Wednesday 23 November 2016

Perkins five assumptions

Stereotypes are not always negative e.g. the French are good cooks. stereotypes are used to attach a certain image to a group of people, which is usually bad, for example, youths are stereotyped as violent and bad people who brake the law. However, Perkins described stereotypes of youths aren't always negative, such as: when riots happen the majority of the blame falls on the youths shoulders, due to only certain groups being violent. On the other hand, using the 2011 London riots, they started by the death of 29 year old Mark Duggan, who was shot by police and the riots began as retaliation of the polices action. In the eyes on Perkins and few others, the youths acts of violence was justified as it was to get justice for the death of Duggan that the courts wouldn't have done efficiently, Parsons says this these acts are justifiable and is the example that not all stereotypes is bad. This has a relation with the Hotel Babylon scene as a stereotype holds the upper class, wealthy and powerful in this class that doesn't help or protect others, which the owners of the hotel rejects    

They are not always about minority groups or less the powerful e.g. ‘upper class twits’

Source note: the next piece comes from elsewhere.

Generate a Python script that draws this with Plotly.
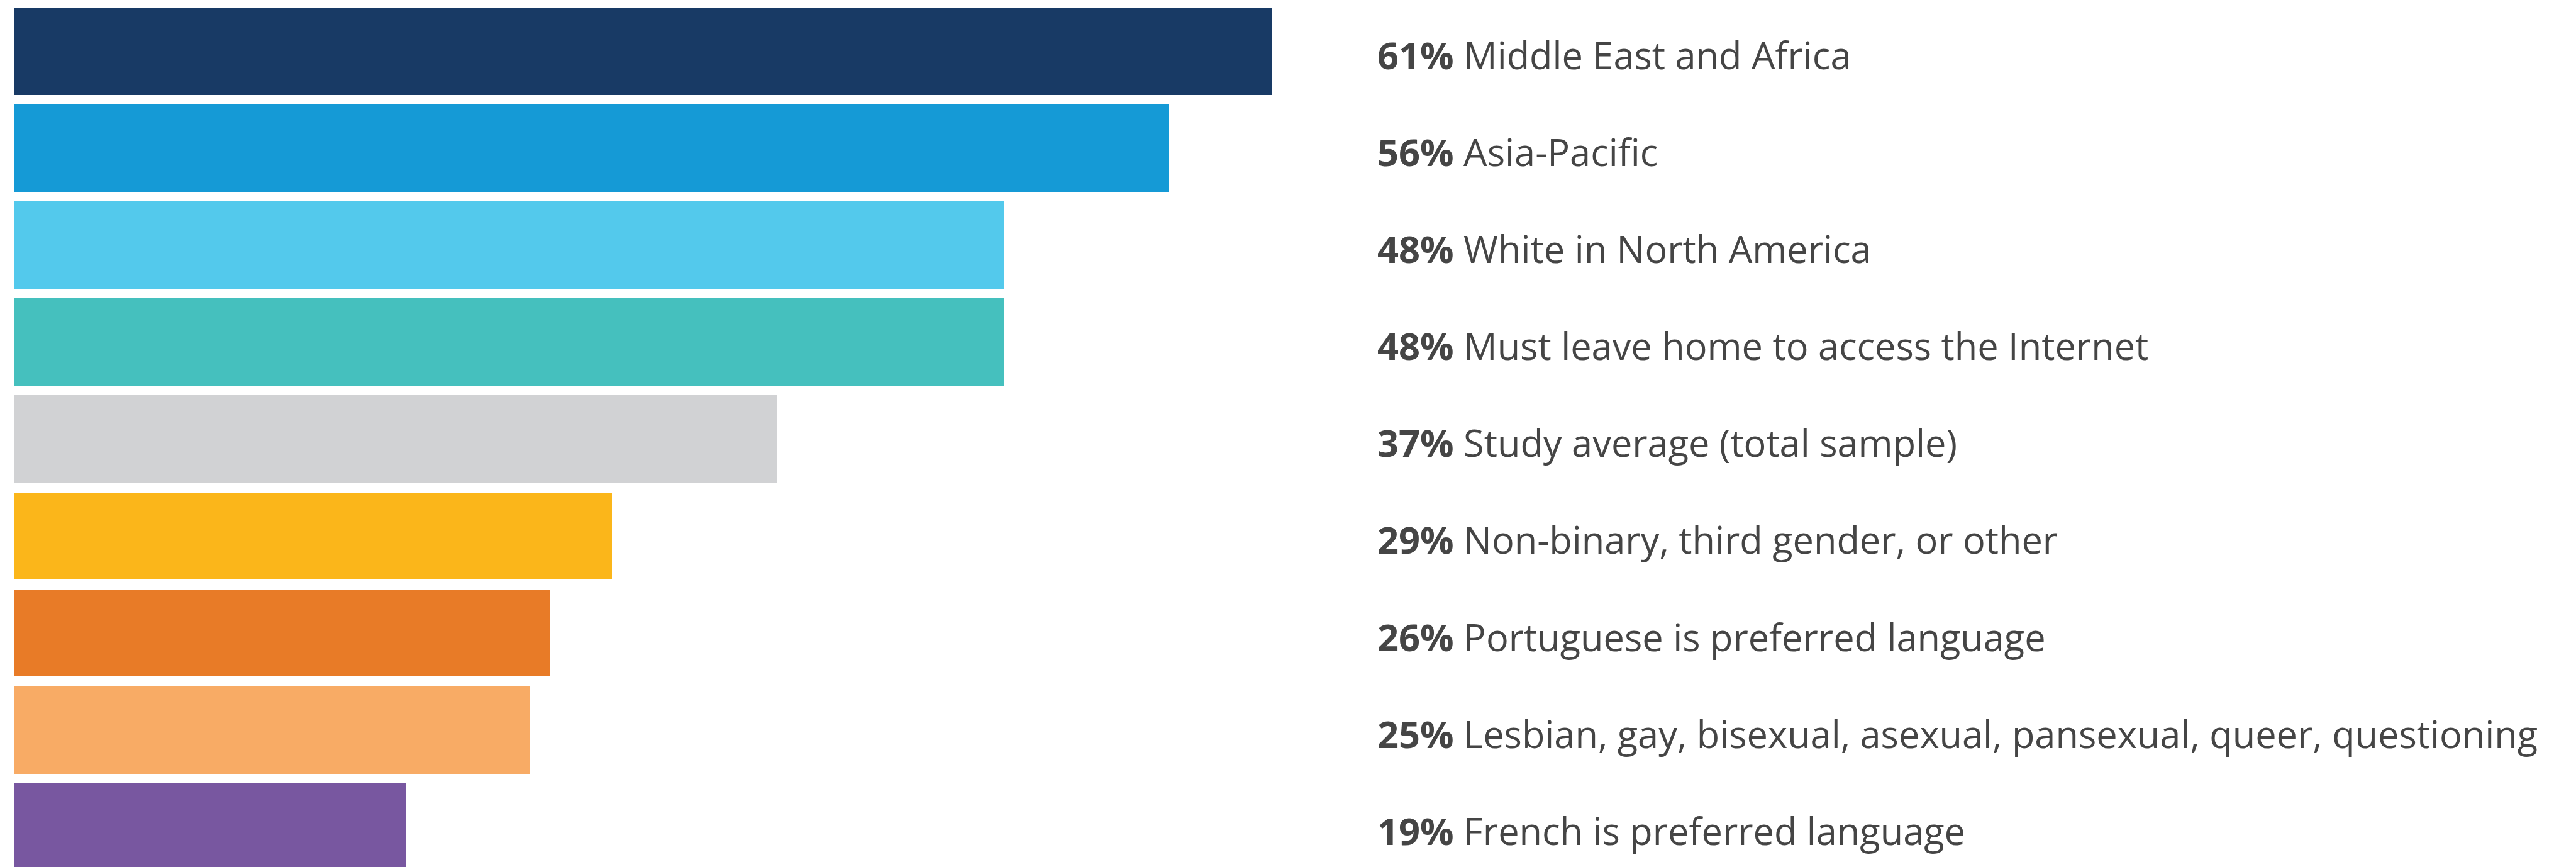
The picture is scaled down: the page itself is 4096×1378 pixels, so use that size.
import plotly.graph_objects as go

categories = [
    "Middle East and Africa",
    "Asia-Pacific",
    "White in North America",
    "Must leave home to access the Internet",
    "Study average (total sample)",
    "Non-binary, third gender, or other",
    "Portuguese is preferred language",
    "Lesbian, gay, bisexual, asexual, pansexual, queer, questioning",
    "French is preferred language",
]
values = [61, 56, 48, 48, 37, 29, 26, 25, 19]
colors = ["#183A65", "#159AD6", "#53C9EC", "#45C0BE", "#D1D2D4",
          "#FBB61A", "#E87B27", "#F8AB65", "#7857A0"]

# page body has an 8px default margin
OFF = 8
W, H = 4096 - OFF, 1378 - OFF
S = 0.861
left_px = 26 * S - OFF
px_per_unit = 38.07 * S
pitch = 179 * S
first_center = (14 + 80.5) * S - OFF

positions = list(range(len(categories)))

fig = go.Figure()
fig.add_trace(go.Bar(
    x=values, y=positions, orientation="h",
    marker=dict(color=colors, line=dict(width=0)),
    width=0.9, hoverinfo="skip", showlegend=False,
))

label_x = (2541 * S - OFF - left_px) / px_per_unit
for pos, v, c in zip(positions, values, categories):
    fig.add_annotation(
        x=label_x, y=pos, xref="x", yref="y",
        text=f"<b>{v}%</b> {c}", showarrow=False,
        xanchor="left", yanchor="middle", yshift=-5,
        font=dict(family="Open Sans", size=59.5, color="#454545"),
    )

x0 = -left_px / px_per_unit
x1 = x0 + W / px_per_unit
y_top = -first_center / pitch
y_bot = y_top + H / pitch

fig.update_layout(
    width=W, height=H,
    margin=dict(l=0, r=0, t=0, b=0),
    paper_bgcolor="white", plot_bgcolor="white",
    xaxis=dict(range=[x0, x1], visible=False, fixedrange=True),
    yaxis=dict(range=[y_bot, y_top], visible=False, fixedrange=True),
    bargap=0,
)

fig.write_html("out.html")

Perkins saw that most stereotypes were aimed at the lower/ working classes therefore she argued that the upper classes could always be treated in the same way. Within hotel Babylon we can see that there are stereotypes that are focused on other groups, not just the migrant workers. An example of this is the officers that storm the building who are represented as careless and horrible by the way they show no emotion and take one of the workers away from his loved ones.

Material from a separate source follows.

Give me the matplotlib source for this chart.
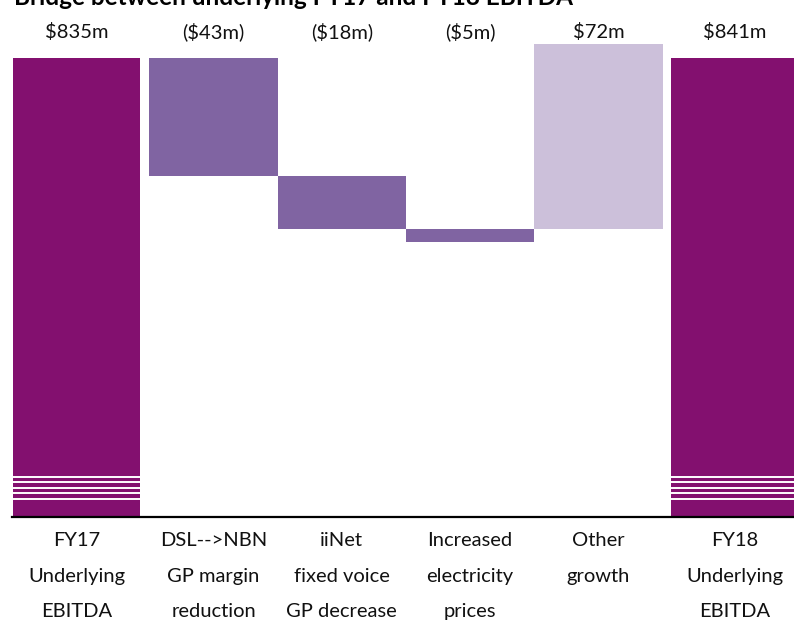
#!/usr/bin/env python3

"""
Waterfall bridge from FY17 to FY18 underlying EBITDA, with a broken
axis under the two total bars.
"""

import numpy as np
import matplotlib.pyplot as plt
from matplotlib import transforms

plt.rcParams['font.family'] = ['Lato', 'DejaVu Sans']

categories = ['FY17\nUnderlying\nEBITDA', 'DSL-->NBN\nGP margin\nreduction',
              'iiNet\nfixed voice\nGP decrease', 'Increased\nelectricity\nprices',
              'Other\ngrowth', 'FY18\nUnderlying\nEBITDA']
values = [835, -43, -18, -5, 72, 841]          # $m, as printed above the bars
bar_top = [835, 835, 792, 773, 840, 835]       # ($m)
bar_bottom = [668, 792, 773, 768, 773, 668]    # 668 = floor of the broken axis
colors = ['#83106F', '#8064A2', '#8064A2', '#8064A2', '#CCC0DA', '#83106F']

W, H = 794, 626
fig = plt.figure(figsize=(W/100, H/100), dpi=100)
ax = fig.add_axes([12/W, (H-517)/H, (W-12)/W, 517/H])

x = np.arange(len(values)).astype(float)
x[0] -= 0.068
x[-1] += 0.065
width = np.array([0.99, 1.0, 1.0, 1.0, 1.0, 0.99])
heights = np.array(bar_top) - np.array(bar_bottom)
ax.bar(x, heights, bottom=bar_bottom, width=width, color=colors, linewidth=0)

# axis-break stripes on the two totals
for i in (0, len(values)-1):
    for yb in [682.6, 680.8, 678.6, 676.8, 674.6]:
        ax.hlines(yb, x[i]-width[i]/2, x[i]+width[i]/2, color='white', lw=1.4)

ax.set_xlim(-0.571, 5.525)
ax.set_ylim(668.1, 856.1)
for s in ['top', 'right', 'left']:
    ax.spines[s].set_visible(False)
ax.spines['bottom'].set_linewidth(1.6)
ax.set_xticks([])
ax.set_yticks([])

def fmt(v):
    return '${}m'.format(v) if v >= 0 else '(${}m)'.format(-v)

top = transforms.blended_transform_factory(ax.transData, fig.transFigure)
for xi, v in zip(x, values):
    ax.text(xi, 1 - 38.5/H, fmt(v), transform=top, ha='center', va='baseline',
            fontsize=14.5, color='#111111')
for xi, c in zip(x, categories):
    ax.text(xi, 1 - 532/H, c, transform=top, ha='center', va='top',
            fontsize=14.5, linespacing=2.33, color='#111111')

fig.text(14/W, 1 - 5/H, 'Bridge between underlying FY17 and FY18 EBITDA',
         fontsize=17.5, fontweight='bold', va='baseline', ha='left')

fig.savefig('out.png', dpi=100)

 They can be held about ones own group
Perkins saw that even in larger groups of people stereotypes can still be made about each other by the people in said group, even though they hold the same believes and ideologies just on assumption. We can see in hotel Babylon that groups of people aren't always held to their own stereotype, this is shown by the way that the migrants are represented as more of an intelligent, useful workforce and therefore break their stereotype and gain respect from the audience.
They are not rigid or unchanging 
In Hotel Babylon that stereotypes change within different characters, as the people who work in the hotel treat the immigrants with respect, whereas the officers dont care how they treat the migrants and just throw them about.

They are not always false 
From the scene where the migrant officers catch an immigrant, we can see that the stereotype of them being mean is true, as is it their job to catch them, and if they weren't being thoughtless in this clip then their role would be pointless.